OK, I have no experience with stacked devices nor what it actually looks
like, but I understand that it is a redundant setup where it makes sense
to ensure that an operation is feasible before programming the hardware.
I agree with both of you on imposing switchdev drivers such notion.
I was confused with the rtnl lock (from bridge netlink requests) which
seemed to limit a lot the usage of this prepare phase.

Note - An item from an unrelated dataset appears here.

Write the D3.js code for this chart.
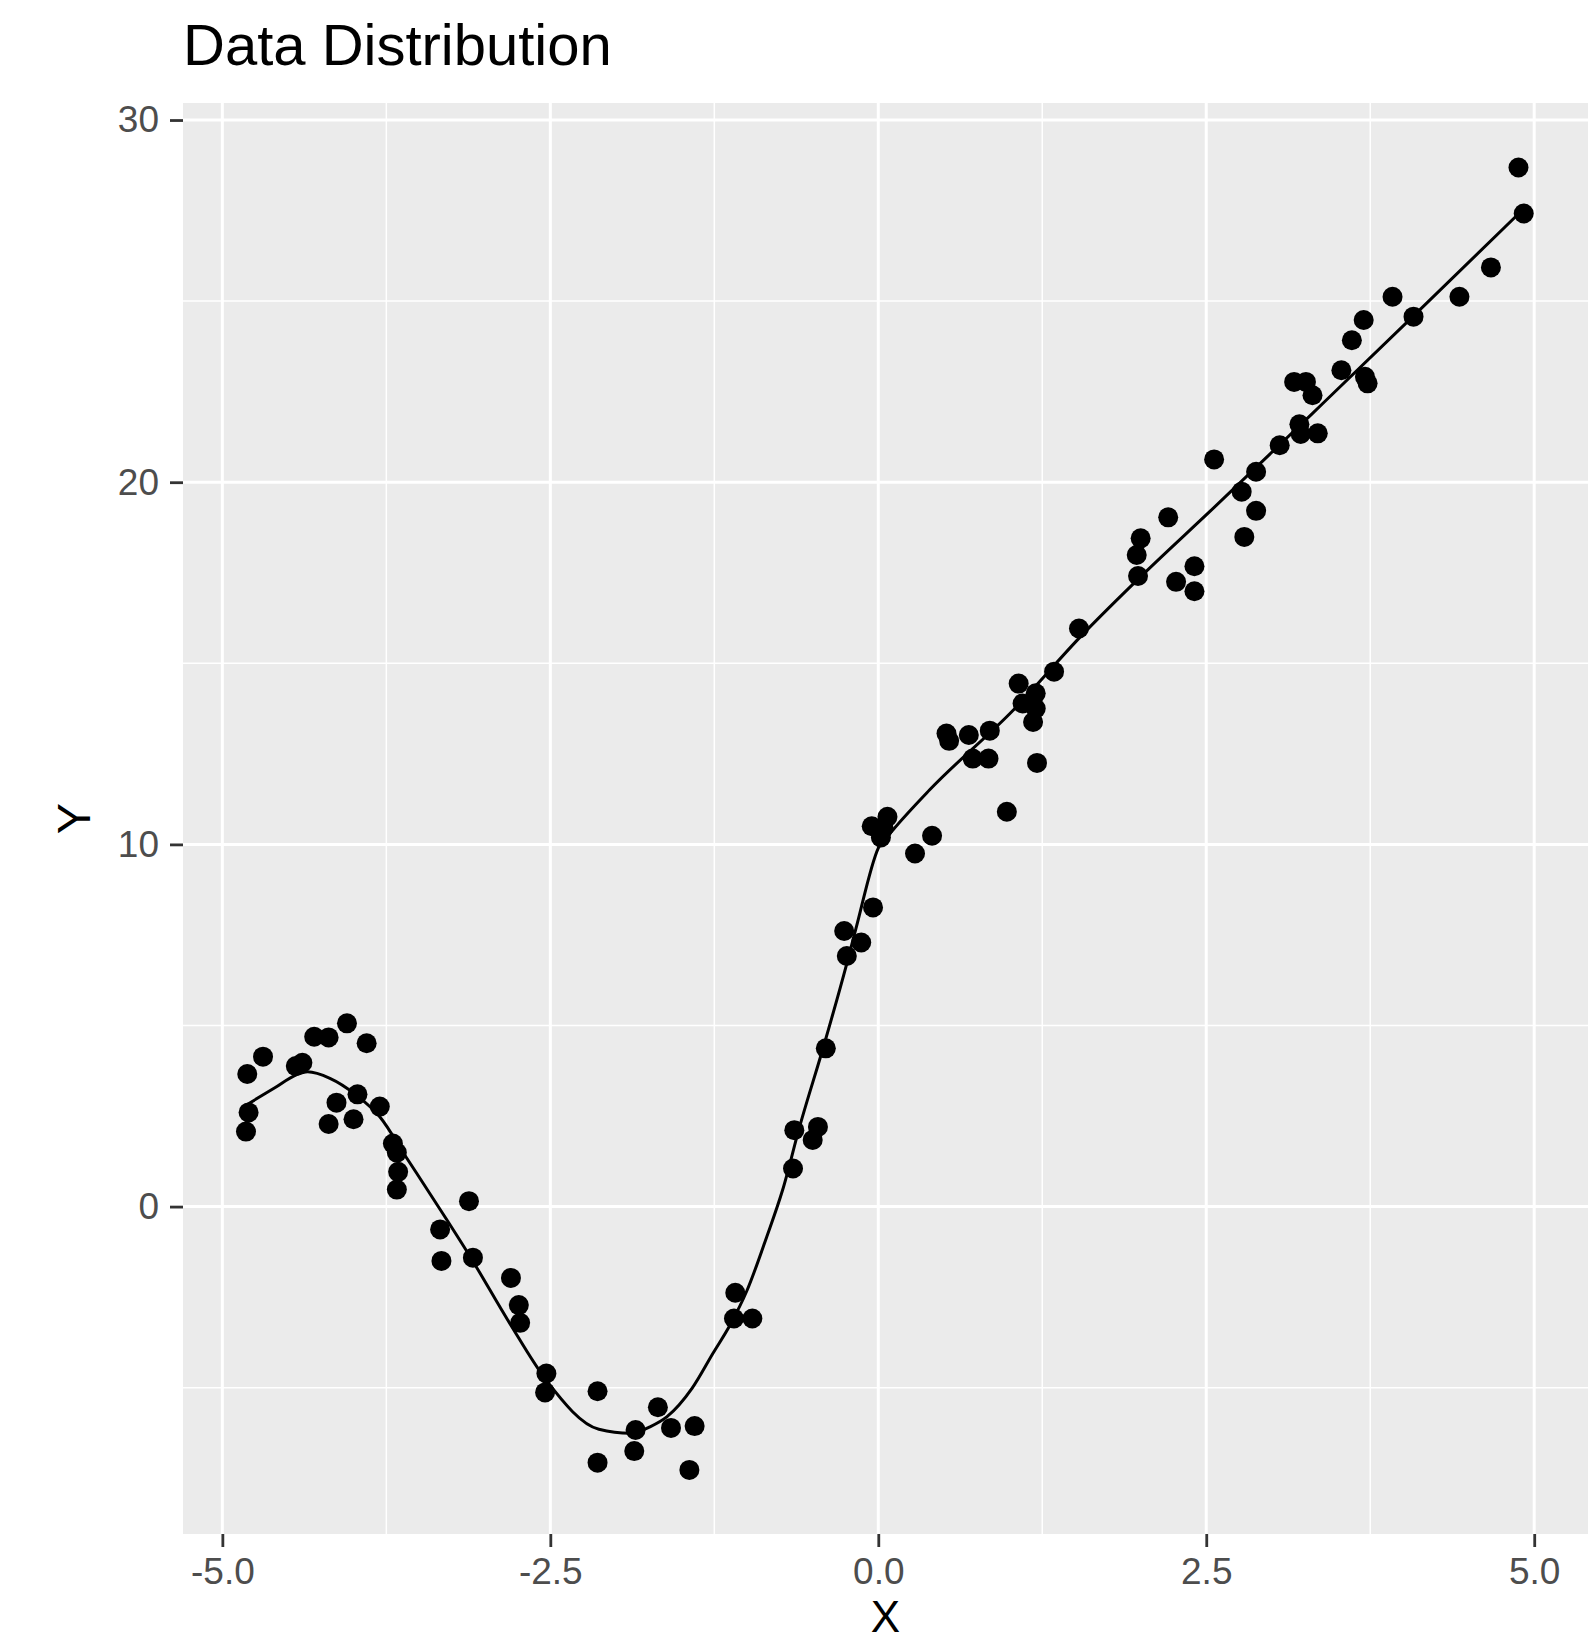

I don't know the batch mode neither, but I can think about a potentially
powerful usage of the prepare phase in Marvell switches (or any basic
home router switches), please tell me if the following is feasible:
Every hardware VLANs I know of are programmed with all port membership
in one shot. This is not feasible today with the bridge command. If I
could bundle in one request the equivalent of ("VID 100: 0u 1u 5t"):
bridge vlan add master dev swp0 vid 100 pvid untagged
bridge vlan add master dev swp1 vid 100 pvid untagged
bridge vlan add master dev swp5 vid 100 # cpu
In such case the prepare phase could be great to allocate and populate a
VLAN entry structure (i.e. struct mv88e6xxx_vtu_stu_entry) before
programming the hardware *just once*. Is that doable?
Also, I insist on removing the assumption that no error can occure
during the commit phase, for 2 reasons:
- errors can actually occure (e.g. MDIO calls).
- it makes no difference to the caller of switchdev_port_attr_set() and
switchdev_port_obj_add() whether the call failed during the prepare
or commit phase.
So I will propose a patch to get rid of the WARN(), if you don't mind.
Finally, what do you think about the snippet I proposed in my mail you
are replying to?
Implementing (now mandatory!) port_obj_prepare and port_attr_prepare
switchdev ops will explicit the prepare phase in drivers, simplify their
code and get rid of the prepare boolean and phase helper functions.